Today, the romance blogosphere is abuzz with news of the launch of Harlequin Horizons, a vanity/subsidy press created by a cooperative venture between vanity press Author Solutions and Harlequin Enterprises. The news has spewed the self-publishing vs. traditional publishing debate all over the romance-themed websites and comment boards.

Within the romance community, Harlequin is a prestigious and respected imprint. Many of today’s most popular writers honed their craft writing for Harlequin, and entire careers are based on writing the monthly romances the company so successfully markets. They currently publish some of the most successful writers in romance, including Linda Lael Miller, Debbie Macomber, Diana Palmer, and many more.
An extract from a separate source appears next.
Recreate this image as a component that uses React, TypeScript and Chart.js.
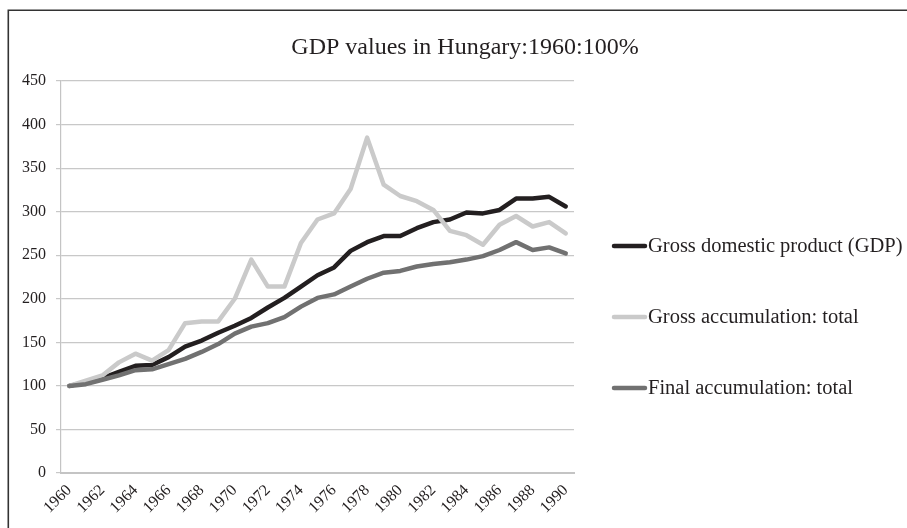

But with the launch of a Harlequin vanity imprint, many writers are worried that the cachet of being a Harlequin writer has been diluted. Some Harlequin authors are understandably upset at this new development, while those who have taken the self-publishing route are understandably insulted by their objections.

For the Harlequin authors, the company’s vanity venture means the Harlequin name may no longer stand for a certain level of quality. Anyone with six hundred dollars will be able to call themselves a Harlequin author.”To many writers, it feels like you’ve worked your way to a four-year college degree, and someone else sidestepped all the work and just bought a degree off the internet–and now expects the same respect.

Meanwhile, self-published writers argue that paying to publish your own book is the wave of the future, and that it’s sometimes necessary to sidestep the long, hard slog of submission and rejection that is traditional publishing if you want to see your book in print before you die of frustration.

I understand that frustration. I spent five years and garnered over 60 rejections before finding an agent, and was turned down by more than a few editors after that point.

But those agents and editors were right. When I finished my first novel, I thought it was terrific. I thought it was ready. And if I hadn’t known better, I might have fallen for the siren song of the vanity publishers and paid to get my book in print.

But working in bookselling, I see the struggles of self-published authors. I see the quality of the books produced, and I’m well aware that many (not all!) self-published books are not adequately edited. Without the input of agents and editors, most (again, not all!) self-published books are simply published before they are the best they can be.

Because as the rejections and frustration mounted, I learned to be a better writer. I honed my story, tightened my prose, and dove into my characters’ goals and motivations to come up with new and better plot twists. I attended workshops and entered contests to get feedback from published writers. I edited and re-edited, and then I wrote three more novels. After that, I went back and rewrote the first one–which will finally be published in March. It’s barely recognizable as the book I first submitted to agents back in 2005. Had I self-published that version, I would be embarrassed by it now.

Those who support self-publishing argue that publishing is changing. Self-publishing is getting more and more common, and thanks to the internet, it’s much easier to promote your book without the backing of a major publisher. Some writers who go the self-publishing route argue that big publishing houses will soon be obsolete; anyone will be able to get a book published, and it will be up to the readers to decide which books succeed.

As a reader, I hope that doesn’t happen. Agents and editors winnow out the slush pile, rejecting something like 99% of submissions, and ensure the books that reach the marketplace meet a certain standard of quality. It’s hard enough to select five books out of the thousands at Barnes & Noble; imagine if there were that many more to choose from–and if the only selective factor was whether an author could afford to self-publish!

Members of Romance Writers of America (RWA) have been speculating on the comment boards on how the organization would respond to Harlequin’s new venture. RWA’s mission is to advance the professional interests of career-focused romance writers, and I just received an e-mail that states they have withdrawn conference privileges for Harlequin as a whole. While Harlequin and their writers are still welcome to attend the conferences, they will no longer be provided free meeting space, will no longer be able to hold editor appointments, and will no longer be allowed to offer spotlights to promote the imprint.

So because of Harlequin’s new venture, their writers have lost the privilege of being a part of one of the romance genre’s most important networking and promotional events. With the prices the publisher will be charging–$600 for a base package, another $400 for editorial review, and an additional $1000 for a package that includes publicity and copyright registration–they won’t miss any sales lost.

But the writers will, and they’re powerless to change what’s happened. Hopefully, this will all shake itself out, and Harlequin will be able to somehow separate their vanity arm from the rest of their company and regain their RWA status.

The one incontrovertible truth in all this is that publishing is changing, quickly and profoundly, and we never know from one day to the next what the next surprise will be.